No 47753 SPR. J.HIGGINS  — No 61876 SPR. F.BLAKELEY 

No 86972 PNR. F.TREDIGO

More detail about the background to this company's work is found in an account written by the unit's commanding officer, Capt. (later Lieut. Col.) Reginald Francis Amhurst Butterworth  CMG DSO  (1876–1960) who wrote:

Nos 3 and 4 Sections. . . has to go up at dusk through the little village of Bazentin to wire in some tactical points gained during the day's fighting. They had two or three men hit on the way up and then for three or four hours they carried on their work under a hellish storm of H.E. and machine gun fire. The work was considered vitally necessary, accordingly Lt Howlett carried on steadfastly with No 4 Section and C.S.M. Deyermond with No 3 Section till the work was through. . . 6 killed and 19 wounded out of 40. I added the names of three others, who died with great heroism 'sticking it' in the same way on the previous night, thus making up the tale of the NINE BRAVE MEN. Choate was a first rate carpenter and a most loveable man. Ellison just a boy from a North Country workshop, Vernon a fitter and a fine stalwart fellow. . .


Lt. Col. Butterworth in 1929

Three days later 82 FC RE left the area. Capt. Butterworth wrote: "However I had written to each of the next of kin of the nine men. . . adding that I marked the spot. . . and would go back some day and put up a little stone to their memory. I had a block of granite engraved in the [16th (Irish)] Divisional workshop. . . in November 1917. . . we collected bricks from the ruins near by and so constructed our small tribute of affection and respecting to the memory of our nine brave comrades."

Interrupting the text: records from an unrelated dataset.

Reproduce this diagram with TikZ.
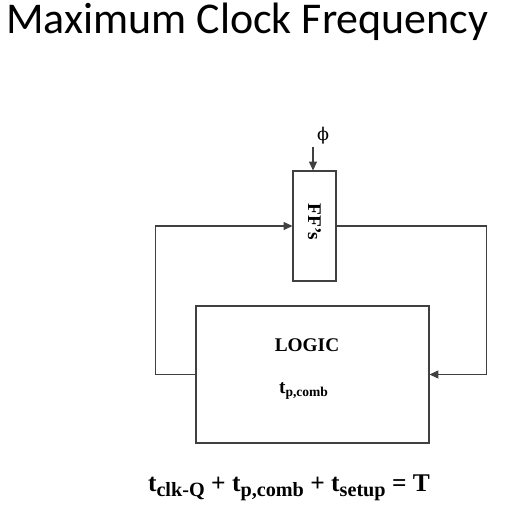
\documentclass[tikz,border=0pt]{standalone}
\usepackage{fontspec}
\setmainfont{Liberation Serif}
\newfontfamily\titlefont{Carlito}
\newfontfamily\phifont{DejaVu Serif}
\usetikzlibrary{arrows.meta, positioning}

% lowered subscript for the timing equation
\newcommand{\tsub}[1]{\raisebox{-0.45ex}{\fontsize{11.5}{13}\selectfont #1}}

\begin{document}
\begin{tikzpicture}[x=0.02cm, y=-0.02cm,
    block/.style={draw=black!75, line width=0.6pt, inner sep=0pt},
    wire/.style={draw=black!75, line width=0.6pt},
    arr/.style={wire, -{Triangle[length=5pt, width=4.5pt]}},
    lbl/.style={font=\fontsize{11}{13}\selectfont\bfseries}]
  \useasboundingbox (0,0) rectangle (511,514);

  % title
  \node[anchor=base west, inner sep=0pt, font=\titlefont\fontsize{25}{30}\selectfont]
    (title) at (6,33) {Maximum Clock Frequency};

  % flip-flops and logic
  \node[block, minimum width=0.86cm, minimum height=2.2cm] (ff) at (314.5,226) {};
  \node[lbl, rotate=-90] (fflbl) at (314.5,222) {FF's};
  \node[block, minimum width=4.66cm, minimum height=2.74cm] (logic) at (312.5,374.5) {};
  \node[lbl] (logiclbl) at (307,345) {LOGIC};
  \node[lbl] (tpcomb) at (304,391) {t\textsubscript{p,comb}};

  % clock input
  \coordinate (clk) at (313,147);
  \node[font=\phifont\fontsize{10}{12}\selectfont, inner sep=0pt] (phi) at (323,136) {ϕ};
  \draw[arr] (clk) -- (clk |- ff.north);

  % feedback loop
  \draw[arr] (logic.west) -- ++(-40,0) |- (ff.west);
  \draw[arr] (ff.east) -- ++(150,0) |- (logic.east);

  % timing equation
  \node[anchor=base, inner sep=0pt, font=\fontsize{14.5}{18}\selectfont\bfseries] (eqn) at (289,491)
    {t\tsub{clk-Q} + t\tsub{p,comb} + t\tsub{setup} = T};
\end{tikzpicture}
\end{document}
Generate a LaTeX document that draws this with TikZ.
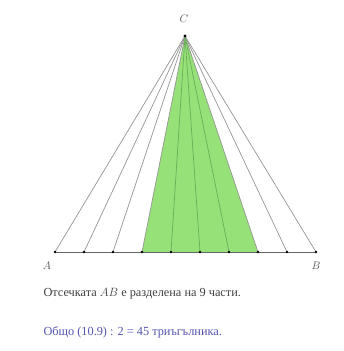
\documentclass[tikz,border=0pt]{standalone}
\usepackage{fontspec}
\setmainfont{Liberation Serif}
\definecolor{zone}{RGB}{150,225,120}
\definecolor{inline}{RGB}{105,175,90}
\definecolor{rayc}{RGB}{150,150,150}
\definecolor{bluetxt}{RGB}{85,85,175}
\begin{document}
\begin{tikzpicture}[x=1pt,y=-1pt,
  ray/.style={draw=rayc, line width=0.7pt},
  inray/.style={draw=inline, line width=0.7pt},
  dot/.style={circle, fill=black, inner sep=0pt, minimum size=2.8pt},
  lbl/.style={font=\fontsize{11}{12}\selectfont, text=black!65},
  txt/.style={anchor=base west, font=\fontsize{12.3}{14}\selectfont, text=black!75}]
\useasboundingbox[fill=white] (0,0) rectangle (343,351);
\coordinate (C) at (185,36);
\foreach \i in {0,...,9} {
  \coordinate (P\i) at ({55+\i*29},252);
}
\fill[zone] (C) -- (P3) -- (P7) -- cycle;
\foreach \i in {0,1,2,3,7,8,9} { \draw[ray] (C) -- (P\i); }
\foreach \i in {4,5,6} { \draw[inray] (C) -- (P\i); }
\draw[draw=black!60, line width=0.7pt] (P0) -- (P9);
\foreach \i in {0,...,9} { \node[dot] (D\i) at (P\i) {}; }
\node[dot, minimum size=3.2pt] (Cd) at (C) {};
\node[lbl] (Cl) at (184,19) {$C$};
\node[lbl] (Al) at (47,266) {$A$};
\node[lbl] (Bl) at (316,266) {$B$};
\node[txt] (t1) at (40,296) {Отсечката $AB$ е разделена на 9 части.};
\node[txt, text=bluetxt] (t2) at (40,335) {Общо (10.9) : 2 = 45 триъгълника.};
\end{tikzpicture}
\end{document}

Since, as engineers they had been recruited nation-wide, these nine repesented a Hollywood-like cross-section of Englishmen. Seven of them, including Choat, from Essex, Joiner from posh Maidstone in Kent, the Londoner Robotham, Vernon from gritty Wakefield in Yorkshire, Haviland from Birmingham in Warwickshire, Blakeley from the gloomy mills of Preston in Lancashire and Tredigo, a Cornishman but from Nottinghamshire, have no known graves and are remembered on the Thiepval Memorial, Pier and Face 8a and d.

The other two are Ellison, from Staffordshire, who is buried in the Commonwealth War Graves Commission (CWGC) Caterpillar Valley Cemetery (Special grave 21) and Higgins, from Tyneside, Northumberland, who lies in the CWGC Becourt Military Cemetery, Plot I Row P Grave 9.

Vernon's and Robothams's dates of death are given as 30 July, Higgins's as 31 July, and the others as 29 July in both the CWGC Register and His Majesty's Stationery Office (HMSO) publication Soldiers Died in the Great War1914-19. In both sources, Ellison is spelled “Ellisson,” and in the CWGC Register Tredigo is spelled “Tregidgo.”


Bazentin Sector, July 1915

In the 1980s, the NINE BRAVE MEN memorial was refurbished and enclosed in a low wall by teenage boys from 82 Squadron,  Junior Leaders Regiment Royal Engineers, but after that program was discontinued, the memorial was once again neglected. Now, cleaned and touched up, the entire structure has also been moved a short distance to reduce the risk of damage from road traffic. The Bazentin Commune has accepted responsibility for its maintenance. 

Finding the Memorial: 

It now sits on a bend of the D73 highway, just down  the road from High Wood. The entrance to the CWGC  Bazentin- le- Petit Cemetery is just 500 ft. to the south.